Y David…David estaba casi siempre. Nunca pregunté cómo lo hacía. Me bastaba con saber que abría los ojos y ahí estaba él, sentado en la esquina del sillón, jugando con un cordón de su sudadera o mirándome como si cada pestañeo mío le confirmara que todo iba a estar bien.
A veces traía cómics viejos y los leía en voz alta con voces ridículas. A veces solo me contaba tonterías de internet. Pero lo que más hacía… era planear.
—Hoy vamos a caminar un poco, ¿sí? —decía, ofreciéndome la mano.
Me ayudaba a levantarme, con infinita paciencia, como si cada movimiento mío valiera oro.

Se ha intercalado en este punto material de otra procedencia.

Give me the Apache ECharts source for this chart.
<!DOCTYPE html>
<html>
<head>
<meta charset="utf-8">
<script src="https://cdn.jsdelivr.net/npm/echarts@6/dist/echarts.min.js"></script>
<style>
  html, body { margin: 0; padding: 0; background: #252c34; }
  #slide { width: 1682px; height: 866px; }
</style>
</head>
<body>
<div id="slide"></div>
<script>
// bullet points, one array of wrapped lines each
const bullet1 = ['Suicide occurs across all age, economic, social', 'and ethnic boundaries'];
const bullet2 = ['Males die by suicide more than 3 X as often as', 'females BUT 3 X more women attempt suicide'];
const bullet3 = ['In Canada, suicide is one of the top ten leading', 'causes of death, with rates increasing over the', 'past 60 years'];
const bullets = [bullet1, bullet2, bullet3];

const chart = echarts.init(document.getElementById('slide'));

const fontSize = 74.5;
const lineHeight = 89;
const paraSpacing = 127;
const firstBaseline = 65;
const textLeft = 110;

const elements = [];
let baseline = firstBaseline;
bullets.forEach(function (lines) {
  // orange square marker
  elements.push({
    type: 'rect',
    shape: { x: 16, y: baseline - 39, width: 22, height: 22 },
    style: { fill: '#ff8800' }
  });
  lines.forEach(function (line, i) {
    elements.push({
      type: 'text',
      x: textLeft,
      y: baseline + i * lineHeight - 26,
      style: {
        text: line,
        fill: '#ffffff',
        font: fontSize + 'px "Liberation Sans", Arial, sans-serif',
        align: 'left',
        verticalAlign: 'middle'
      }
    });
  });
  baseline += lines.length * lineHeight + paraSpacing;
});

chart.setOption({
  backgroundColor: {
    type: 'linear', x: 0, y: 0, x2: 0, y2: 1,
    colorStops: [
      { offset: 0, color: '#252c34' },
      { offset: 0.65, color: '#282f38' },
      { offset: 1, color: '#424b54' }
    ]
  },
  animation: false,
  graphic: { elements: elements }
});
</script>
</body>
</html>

Caminábamos por el pasillo, lento, sin prisa. Él hacía chistes, señalaba grietas en el techo, imitaba a las enfermeras.
—Cuando salgas de aquí vamos a hacer todo lo que dijimos —me repetía—. Nos vamos al lago, luego pintamos esa pared y luego... te enseño a tocar esa canción que tanto te gusta. Pero sin quejidos, ¿eh?
Yo asentía.
Él siempre hablaba de “cuando salgas”. Nunca decía “si”.
Y yo le creía.
Un día, mientras volvíamos a la habitación, me detuve frente a una ventana que daba al jardín interno del hospital. Las flores estaban en plena floración.
—¿No es extraño? —le dije—. Que todo allá afuera siga como si nada.

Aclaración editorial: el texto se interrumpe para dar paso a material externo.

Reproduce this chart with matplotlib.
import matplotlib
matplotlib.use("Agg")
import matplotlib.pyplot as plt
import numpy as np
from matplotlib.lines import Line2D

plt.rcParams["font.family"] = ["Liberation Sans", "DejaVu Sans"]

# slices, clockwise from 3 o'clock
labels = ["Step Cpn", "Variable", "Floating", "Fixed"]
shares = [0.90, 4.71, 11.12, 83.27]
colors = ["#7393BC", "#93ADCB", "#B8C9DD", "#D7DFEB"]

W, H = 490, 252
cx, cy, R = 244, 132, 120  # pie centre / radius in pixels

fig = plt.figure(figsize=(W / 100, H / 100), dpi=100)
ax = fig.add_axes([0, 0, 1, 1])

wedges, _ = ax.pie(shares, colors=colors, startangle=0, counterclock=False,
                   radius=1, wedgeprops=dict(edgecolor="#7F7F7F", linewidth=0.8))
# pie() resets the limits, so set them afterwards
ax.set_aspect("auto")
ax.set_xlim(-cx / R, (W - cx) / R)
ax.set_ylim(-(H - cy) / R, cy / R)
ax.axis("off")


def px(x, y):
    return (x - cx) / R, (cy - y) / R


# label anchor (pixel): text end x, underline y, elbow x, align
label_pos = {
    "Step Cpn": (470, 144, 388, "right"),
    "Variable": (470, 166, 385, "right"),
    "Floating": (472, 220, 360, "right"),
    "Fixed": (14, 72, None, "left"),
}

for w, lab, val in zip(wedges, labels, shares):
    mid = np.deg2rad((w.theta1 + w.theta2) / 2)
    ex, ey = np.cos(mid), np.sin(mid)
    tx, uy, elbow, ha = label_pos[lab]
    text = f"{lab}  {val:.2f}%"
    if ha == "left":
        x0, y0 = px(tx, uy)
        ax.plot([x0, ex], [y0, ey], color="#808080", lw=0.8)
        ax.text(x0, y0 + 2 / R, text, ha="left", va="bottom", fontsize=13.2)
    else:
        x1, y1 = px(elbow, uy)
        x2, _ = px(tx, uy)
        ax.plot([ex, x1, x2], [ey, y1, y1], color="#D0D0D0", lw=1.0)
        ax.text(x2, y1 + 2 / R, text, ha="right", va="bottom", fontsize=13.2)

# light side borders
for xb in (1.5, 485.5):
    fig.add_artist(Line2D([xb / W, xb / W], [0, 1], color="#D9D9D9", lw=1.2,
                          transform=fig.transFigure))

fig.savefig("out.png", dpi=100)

Él me miró en silencio un segundo. Luego sonrió.
—Tal vez lo que pasa allá afuera no es "como si nada", amor. Tal vez es como si el mundo estuviera esperándote para que lo vuelvas a mirar.
Me quedé pensando en eso.
Eran días lentos, pero llenos. Como si el tiempo se hubiera ablandado solo para darme una pausa. Un respiro. Un rincón entre todo lo conocido donde mi mamá seguía cantándome, Dany seguía riéndose, y David seguía recordándome que el amor no desaparece cuando las cosas se detienen.
No supe exactamente cuándo llegó el momento. Un día desperté, y la enfermera me sonrió distinto.
—Hoy es tu último desayuno aquí, preciosa.
Yo parpadeé, confundida.
—¿Cómo que el último?
—Tu cuerpo ya está fuerte. Los doctores dicen que estás lista para irte a casa.
Me quedé en silencio. La idea me emocionaba… pero también me asustaba un poco.
¿A casa? ¿Y luego qué?
Minutos después, apareció Dany, cargando una mochila ridículamente grande y con flores nuevas en la mano.